General Electric Company v. Klein

Annotate this Case

129 A.2d 250 (1956)

GENERAL ELECTRIC COMPANY, a corporation of the State of New York, Plaintiff, v. Philip KLEIN, trading as Phil's Distributors, Defendant.

Court of Chancery of Delaware, New Castle.

December 28, 1956.

H. James Conaway, Jr., of Morris, James, Hitchens & Williams, Wilmington, for plaintiff.

David N. Snellenburg, II, of Killoran & VanBrunt, Wilmington, for defendant.

SEITZ, Chancellor.

Subsequent to the entry of a permanent injunction restraining the defendant from violating plaintiff's fair trade program, the defendant filed two motions in the action. The first seeks to have the court vacate the existing permanent injunction on the ground that defendant's competitors are giving trading stamps in connection with *251 the sale of plaintiff's products; that plaintiff is paying a portion of the cost of so advertising; that such action constitutes a concession in violation of the Act and amounts to a discount; that the injunction prohibits the defendant from giving similar discounts; that in consequence the injunction should be lifted because it renders defendant subject to an unwarranted competitive disadvantage.

Plaintiff's answer denies the essential allegations of defendant's motion and raises certain affirmative defenses.

Subsequently, defendant filed a second motion asking that the permanent injunction be construed to permit him to offer trading stamps and/or U. S. savings stamps in connection with his sale of plaintiff's fair traded products. Once again, plaintiff filed an answer denying the essential allegations of the motion.

The parties subsequently stipulated that the motions and answers gave rise to three questions.
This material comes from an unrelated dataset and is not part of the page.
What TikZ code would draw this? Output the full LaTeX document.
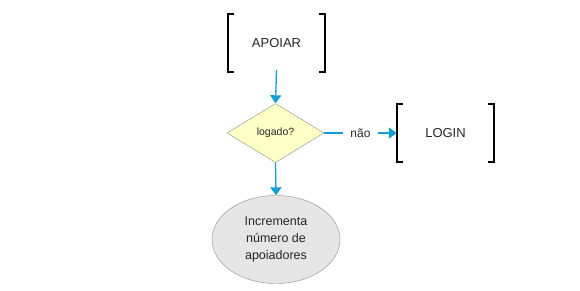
\documentclass[tikz,border=0pt]{standalone}
\usepackage{fontspec}
\setmainfont{Liberation Sans}
\usetikzlibrary{shapes.geometric,arrows.meta}

\definecolor{seta}{HTML}{119FD4}
\definecolor{texto}{HTML}{262626}
\definecolor{borda}{HTML}{8C8C8C}
\definecolor{amarelo}{HTML}{FFFFC8}
\definecolor{cinza}{HTML}{E6E6E6}

\tikzset{
  tela/.style={minimum width=97pt,minimum height=58pt,inner sep=0pt,
    text=texto,font=\fontsize{13}{15}\selectfont},
  colchete/.style={line width=1.8pt,black},
  fluxo/.style={seta,line width=1.3pt,-{Triangle[length=8pt,width=11pt]}},
}

\begin{document}
\begin{tikzpicture}[x=1pt,y=-1pt]

\useasboundingbox (0,0) rectangle (580,290);

\node[tela]
(A)
at (276.5,43)
{APOIAR};

\node[diamond,draw=borda,fill=amarelo,inner sep=0pt,
  minimum width=97pt,minimum height=59pt,
  text=texto,font=\fontsize{10.5}{12}\selectfont]
(L)
at (275.5,133)
{logado?};

\node[tela]
(G)
at (445.5,133)
{LOGIN};

\node[ellipse,draw=borda,fill=cinza,inner sep=0pt,
  minimum width=128pt,minimum height=88pt,align=center,
  text=texto,font=\fontsize{12.5}{17}\selectfont]
(I)
at (276,239.5)
{Incrementa\\número de\\apoiadores};

% colchetes
\draw[colchete]
([xshift=6pt]A.north west) -| (A.south west) -- ++(6pt,0);
\draw[colchete]
([xshift=-6pt]A.north east) -| (A.south east) -- ++(-6pt,0);
\draw[colchete]
([xshift=6pt]G.north west) -| (G.south west) -- ++(6pt,0);
\draw[colchete]
([xshift=-6pt]G.north east) -| (G.south east) -- ++(-6pt,0);

\draw[fluxo]
([yshift=2pt]A.south)
--
(L.north);

\draw[fluxo]
(L.east)
--
node[fill=white,inner sep=7pt,text=texto,font=\fontsize{12}{14}\selectfont]{não}
(G.west);

\draw[fluxo]
(L.south)
--
(I.north);

\end{tikzpicture}
\end{document}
Because the first two questions challenged defendant's right to obtain decisions on the merits of his applications, they agreed that the court should initially decide those questions. This then is the decision on the following two questions:

1. Having been adjudged guilty of contempt of the permanent injunction, is the defendant equitably entitled to move to have the same vacated, modified or construed, in accordance with the prayers of the motions filed herein? 2. Having failed to show that the practice of offering and giving trading stamps in connection with sales of the plaintiff's fair-traded products in Delaware did not exist prior to and at the date of the permanent injunction entered herein, is the defendant therefore estopped by the said permanent injunction to pray its vacation, modification or construction so as to permit such practice on the defendant's part?

Plaintiff recognizes the power of the Court, in the exercise of its sound discretion, to vacate, modify or construe a permanent injunction.

I first consider whether defendant is precluded from seeking the relief requested because he has been adjudged guilty of contempt.

Plaintiff narrates at length the numerous twists and turns of the defendant during the long period between the granting of the permanent injunction and the filing of the motions in question. They show many vigorous attempts by defendant to further his own interests. But, basically, plaintiff's defense is based on the fact that defendant has been found guilty of contempt arising out of a violation of the very permanent injunction which he here seeks to have vacated, modified or construed. See State v. Klein, Del.Ch., 123 A.2d 740, affd. Klein v. State and Gen. Electric, Del., 127 A.2d 84.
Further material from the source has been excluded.